= REQUIRED TASK =
Write the data out again exactly, dropping any images it holds.

= SOURCE DATA =
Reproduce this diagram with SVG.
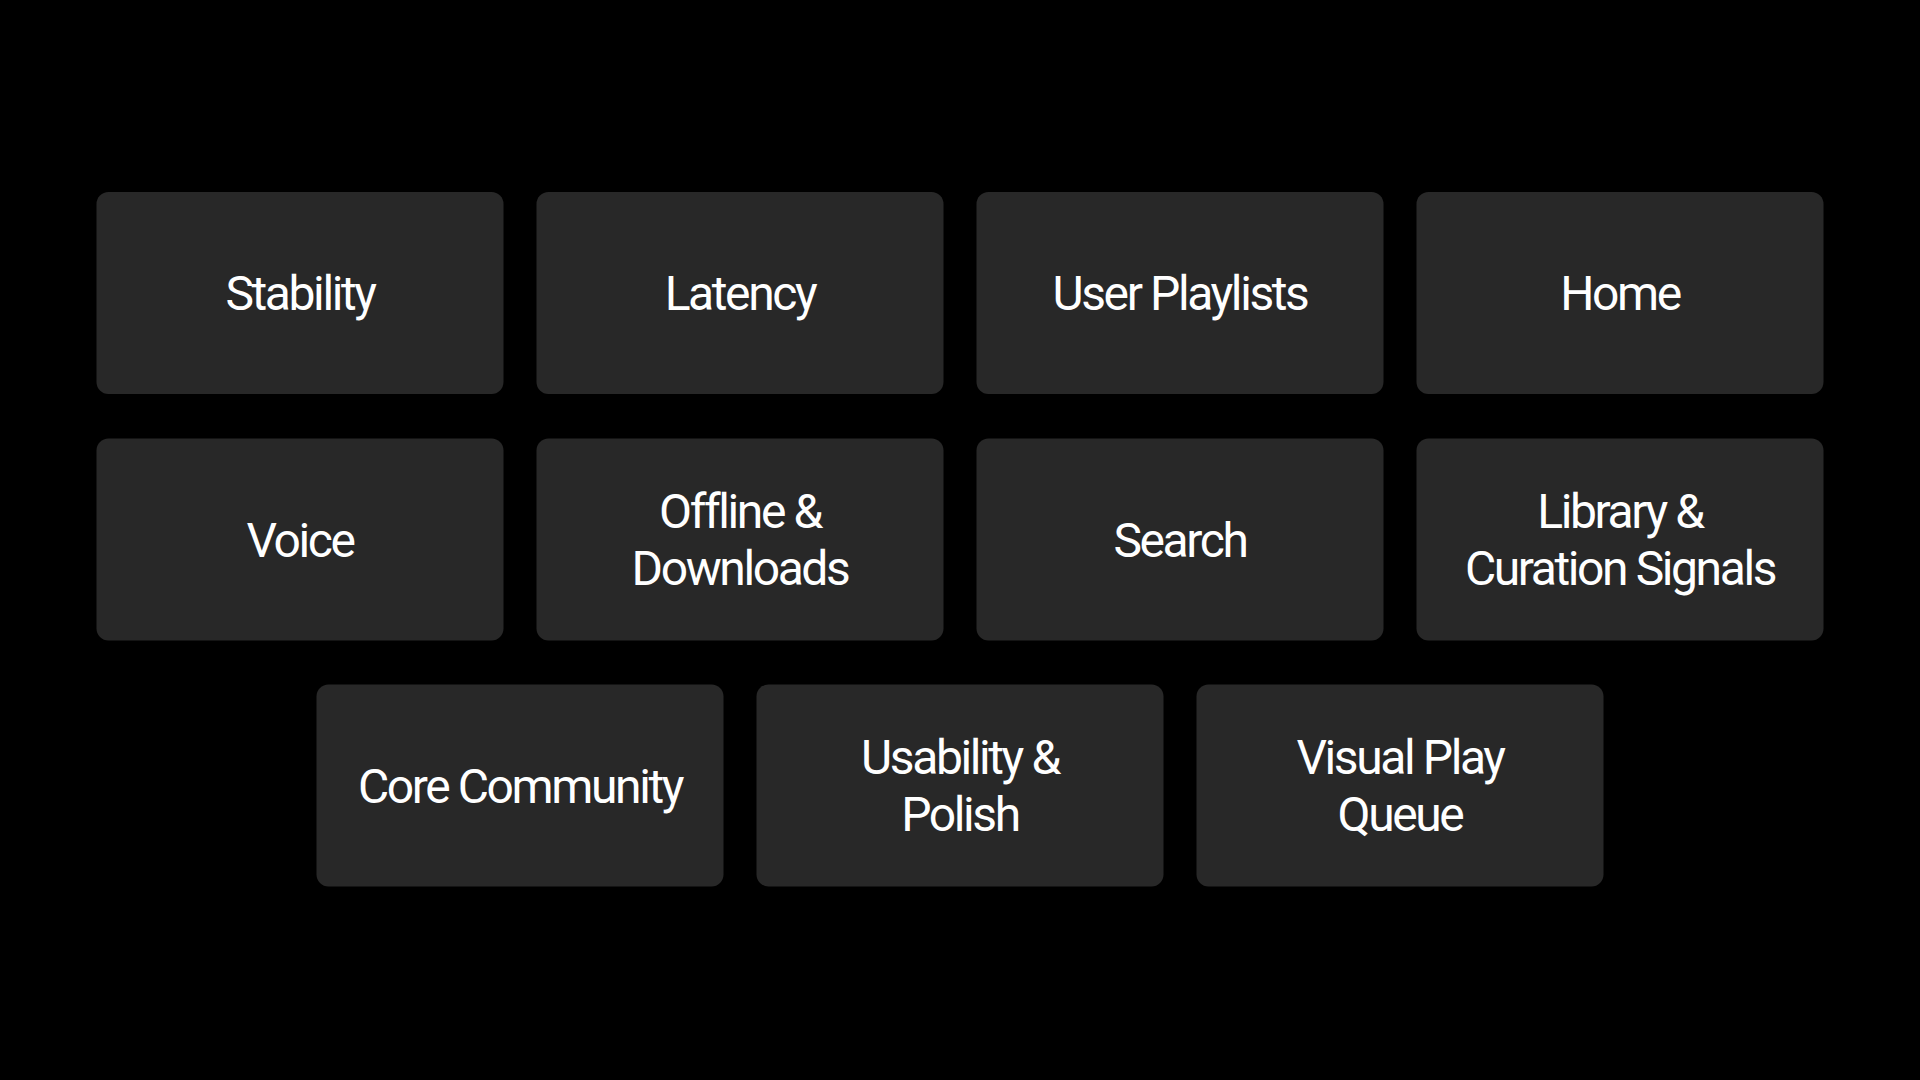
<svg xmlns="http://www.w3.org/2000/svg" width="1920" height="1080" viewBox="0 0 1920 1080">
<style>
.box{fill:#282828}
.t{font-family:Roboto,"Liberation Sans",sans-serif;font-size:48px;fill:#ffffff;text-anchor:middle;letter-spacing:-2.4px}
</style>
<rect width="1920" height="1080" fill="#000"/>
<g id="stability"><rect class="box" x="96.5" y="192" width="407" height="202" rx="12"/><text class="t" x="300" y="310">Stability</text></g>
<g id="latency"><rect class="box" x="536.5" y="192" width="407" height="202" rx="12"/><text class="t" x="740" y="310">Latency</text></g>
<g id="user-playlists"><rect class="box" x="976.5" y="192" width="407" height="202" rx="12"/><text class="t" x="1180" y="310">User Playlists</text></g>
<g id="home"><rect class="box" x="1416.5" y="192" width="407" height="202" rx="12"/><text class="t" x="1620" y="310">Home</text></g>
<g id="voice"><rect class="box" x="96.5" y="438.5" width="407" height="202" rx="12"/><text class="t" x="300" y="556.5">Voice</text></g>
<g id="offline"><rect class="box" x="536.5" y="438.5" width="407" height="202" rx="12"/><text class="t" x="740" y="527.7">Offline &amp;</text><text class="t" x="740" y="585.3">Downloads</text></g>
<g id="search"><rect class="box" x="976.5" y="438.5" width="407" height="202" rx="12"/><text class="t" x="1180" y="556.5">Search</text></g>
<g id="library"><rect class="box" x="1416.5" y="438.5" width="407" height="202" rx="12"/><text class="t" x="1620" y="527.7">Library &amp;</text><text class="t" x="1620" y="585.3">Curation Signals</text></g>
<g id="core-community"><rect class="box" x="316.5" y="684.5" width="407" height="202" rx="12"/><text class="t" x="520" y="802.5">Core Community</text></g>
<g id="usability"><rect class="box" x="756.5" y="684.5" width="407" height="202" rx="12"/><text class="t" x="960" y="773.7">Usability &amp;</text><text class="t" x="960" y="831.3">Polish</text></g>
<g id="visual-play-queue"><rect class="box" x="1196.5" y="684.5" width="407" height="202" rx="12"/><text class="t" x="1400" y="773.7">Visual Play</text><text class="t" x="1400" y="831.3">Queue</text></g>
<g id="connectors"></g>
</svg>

= TASK ANSWER =
Reproduce this diagram with SVG.
<svg xmlns="http://www.w3.org/2000/svg" width="1920" height="1080" viewBox="0 0 1920 1080">
<style>
.box{fill:#282828}
.t{font-family:Roboto,"Liberation Sans",sans-serif;font-size:48px;fill:#ffffff;text-anchor:middle;letter-spacing:-2.4px}
</style>
<rect width="1920" height="1080" fill="#000"/>
<g id="stability"><rect class="box" x="96.5" y="192" width="407" height="202" rx="12"/><text class="t" x="300" y="310">Stability</text></g>
<g id="latency"><rect class="box" x="536.5" y="192" width="407" height="202" rx="12"/><text class="t" x="740" y="310">Latency</text></g>
<g id="user-playlists"><rect class="box" x="976.5" y="192" width="407" height="202" rx="12"/><text class="t" x="1180" y="310">User Playlists</text></g>
<g id="home"><rect class="box" x="1416.5" y="192" width="407" height="202" rx="12"/><text class="t" x="1620" y="310">Home</text></g>
<g id="voice"><rect class="box" x="96.5" y="438.5" width="407" height="202" rx="12"/><text class="t" x="300" y="556.5">Voice</text></g>
<g id="offline"><rect class="box" x="536.5" y="438.5" width="407" height="202" rx="12"/><text class="t" x="740" y="527.7">Offline &amp;</text><text class="t" x="740" y="585.3">Downloads</text></g>
<g id="search"><rect class="box" x="976.5" y="438.5" width="407" height="202" rx="12"/><text class="t" x="1180" y="556.5">Search</text></g>
<g id="library"><rect class="box" x="1416.5" y="438.5" width="407" height="202" rx="12"/><text class="t" x="1620" y="527.7">Library &amp;</text><text class="t" x="1620" y="585.3">Curation Signals</text></g>
<g id="core-community"><rect class="box" x="316.5" y="684.5" width="407" height="202" rx="12"/><text class="t" x="520" y="802.5">Core Community</text></g>
<g id="usability"><rect class="box" x="756.5" y="684.5" width="407" height="202" rx="12"/><text class="t" x="960" y="773.7">Usability &amp;</text><text class="t" x="960" y="831.3">Polish</text></g>
<g id="visual-play-queue"><rect class="box" x="1196.5" y="684.5" width="407" height="202" rx="12"/><text class="t" x="1400" y="773.7">Visual Play</text><text class="t" x="1400" y="831.3">Queue</text></g>
<g id="connectors"></g>
</svg>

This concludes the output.